**INFORMATION SUPPLIED:**
━━━━━━
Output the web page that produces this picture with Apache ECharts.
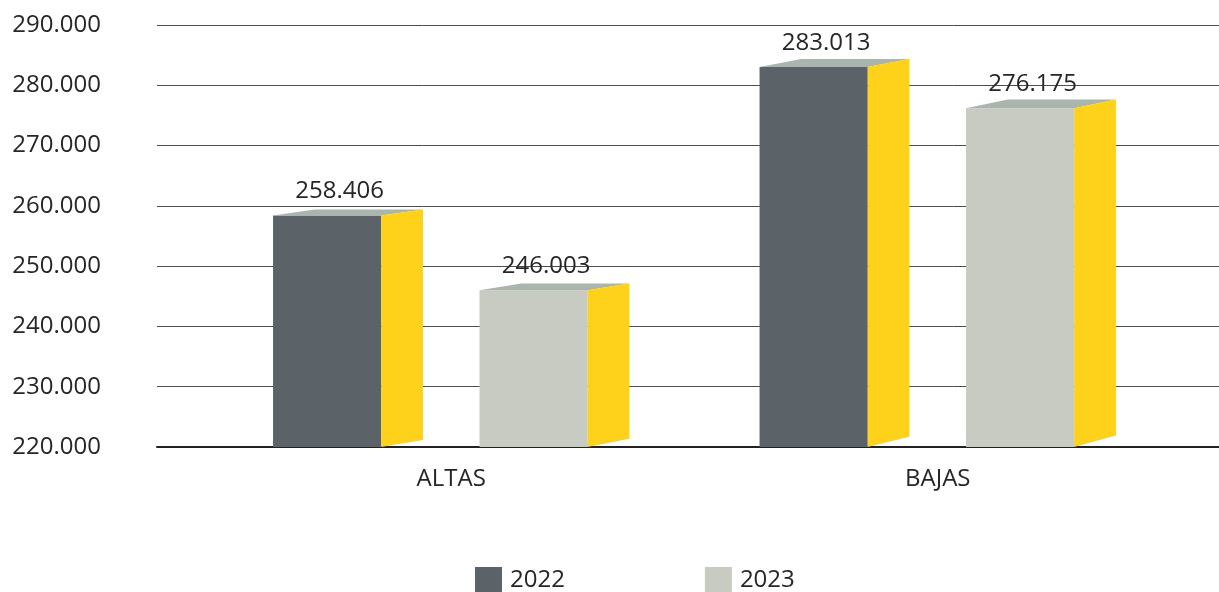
━━━━━━
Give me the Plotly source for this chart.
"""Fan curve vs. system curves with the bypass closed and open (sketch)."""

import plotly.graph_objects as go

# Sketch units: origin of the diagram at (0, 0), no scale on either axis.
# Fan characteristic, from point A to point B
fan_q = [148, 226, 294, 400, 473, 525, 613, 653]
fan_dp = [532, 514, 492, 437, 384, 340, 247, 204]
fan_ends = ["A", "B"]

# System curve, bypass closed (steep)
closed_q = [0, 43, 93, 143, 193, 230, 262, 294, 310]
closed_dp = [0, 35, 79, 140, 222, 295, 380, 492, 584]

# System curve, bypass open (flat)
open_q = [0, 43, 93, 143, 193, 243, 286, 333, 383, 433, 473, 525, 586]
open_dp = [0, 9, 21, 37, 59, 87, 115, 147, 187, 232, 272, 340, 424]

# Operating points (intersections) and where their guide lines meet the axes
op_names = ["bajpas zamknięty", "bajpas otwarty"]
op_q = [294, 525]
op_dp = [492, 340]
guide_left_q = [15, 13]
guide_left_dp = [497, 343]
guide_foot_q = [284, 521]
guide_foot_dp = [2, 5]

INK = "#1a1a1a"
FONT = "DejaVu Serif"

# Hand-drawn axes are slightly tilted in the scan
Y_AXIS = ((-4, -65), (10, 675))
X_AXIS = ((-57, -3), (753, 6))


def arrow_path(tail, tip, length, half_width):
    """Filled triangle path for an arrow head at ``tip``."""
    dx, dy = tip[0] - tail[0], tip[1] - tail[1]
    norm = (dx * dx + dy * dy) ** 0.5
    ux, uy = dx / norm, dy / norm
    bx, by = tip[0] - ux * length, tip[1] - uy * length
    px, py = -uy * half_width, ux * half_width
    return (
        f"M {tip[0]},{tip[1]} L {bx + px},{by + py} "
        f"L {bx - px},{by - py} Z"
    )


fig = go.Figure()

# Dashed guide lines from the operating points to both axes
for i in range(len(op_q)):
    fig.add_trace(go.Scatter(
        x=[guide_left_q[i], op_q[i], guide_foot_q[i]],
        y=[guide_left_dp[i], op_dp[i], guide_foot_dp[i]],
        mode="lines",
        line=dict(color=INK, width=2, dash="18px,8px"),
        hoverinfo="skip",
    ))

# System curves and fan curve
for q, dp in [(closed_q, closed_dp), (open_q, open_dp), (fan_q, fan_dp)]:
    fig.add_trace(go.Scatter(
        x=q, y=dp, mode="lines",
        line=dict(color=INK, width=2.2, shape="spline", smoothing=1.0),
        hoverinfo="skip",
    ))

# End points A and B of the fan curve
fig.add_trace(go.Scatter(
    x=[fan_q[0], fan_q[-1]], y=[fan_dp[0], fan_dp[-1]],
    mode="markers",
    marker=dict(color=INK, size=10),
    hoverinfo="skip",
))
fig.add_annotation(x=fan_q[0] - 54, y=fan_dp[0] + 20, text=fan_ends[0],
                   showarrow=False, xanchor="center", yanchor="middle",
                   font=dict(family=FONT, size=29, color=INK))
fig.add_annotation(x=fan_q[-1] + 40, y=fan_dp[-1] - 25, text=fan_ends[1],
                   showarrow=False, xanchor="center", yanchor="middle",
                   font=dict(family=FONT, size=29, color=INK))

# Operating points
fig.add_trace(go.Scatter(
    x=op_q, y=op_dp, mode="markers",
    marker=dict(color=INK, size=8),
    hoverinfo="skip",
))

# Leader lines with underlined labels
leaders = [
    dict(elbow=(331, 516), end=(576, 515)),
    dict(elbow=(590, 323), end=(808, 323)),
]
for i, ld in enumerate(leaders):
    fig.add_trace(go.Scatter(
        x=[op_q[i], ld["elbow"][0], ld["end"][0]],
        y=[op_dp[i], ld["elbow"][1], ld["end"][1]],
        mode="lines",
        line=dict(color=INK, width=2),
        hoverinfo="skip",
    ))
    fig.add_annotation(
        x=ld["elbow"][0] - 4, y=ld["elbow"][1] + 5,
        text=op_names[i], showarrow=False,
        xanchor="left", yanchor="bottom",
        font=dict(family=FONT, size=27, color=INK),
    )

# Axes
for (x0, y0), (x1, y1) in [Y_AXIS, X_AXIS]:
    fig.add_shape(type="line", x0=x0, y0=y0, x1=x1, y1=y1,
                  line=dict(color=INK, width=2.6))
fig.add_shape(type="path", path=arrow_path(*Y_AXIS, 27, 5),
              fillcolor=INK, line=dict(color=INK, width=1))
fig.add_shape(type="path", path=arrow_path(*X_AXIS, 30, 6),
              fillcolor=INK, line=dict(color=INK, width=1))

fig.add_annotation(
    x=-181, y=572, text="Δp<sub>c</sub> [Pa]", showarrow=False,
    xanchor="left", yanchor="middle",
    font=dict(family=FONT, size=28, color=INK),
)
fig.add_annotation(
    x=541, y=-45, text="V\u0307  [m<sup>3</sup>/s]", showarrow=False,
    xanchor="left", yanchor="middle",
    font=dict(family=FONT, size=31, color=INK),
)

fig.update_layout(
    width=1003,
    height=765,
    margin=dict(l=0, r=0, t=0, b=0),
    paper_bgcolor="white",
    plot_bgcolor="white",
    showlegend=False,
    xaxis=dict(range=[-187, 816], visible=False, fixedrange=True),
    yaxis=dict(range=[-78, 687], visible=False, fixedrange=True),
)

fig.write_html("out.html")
━━━━━━
**TASK STATEMENT:**
Each line from the one bearing "Give me the Plotly source for this chart." through the one bearing "closed_dp = [0, 35, 79, 140, 222, 295, 380, 492, 584]" is to be duplicated without change; all remaining lines are to be left out.

**RESULT OF THE TASK:**
Give me the Plotly source for this chart.
"""Fan curve vs. system curves with the bypass closed and open (sketch)."""

import plotly.graph_objects as go

# Sketch units: origin of the diagram at (0, 0), no scale on either axis.
# Fan characteristic, from point A to point B
fan_q = [148, 226, 294, 400, 473, 525, 613, 653]
fan_dp = [532, 514, 492, 437, 384, 340, 247, 204]
fan_ends = ["A", "B"]

# System curve, bypass closed (steep)
closed_q = [0, 43, 93, 143, 193, 230, 262, 294, 310]
closed_dp = [0, 35, 79, 140, 222, 295, 380, 492, 584]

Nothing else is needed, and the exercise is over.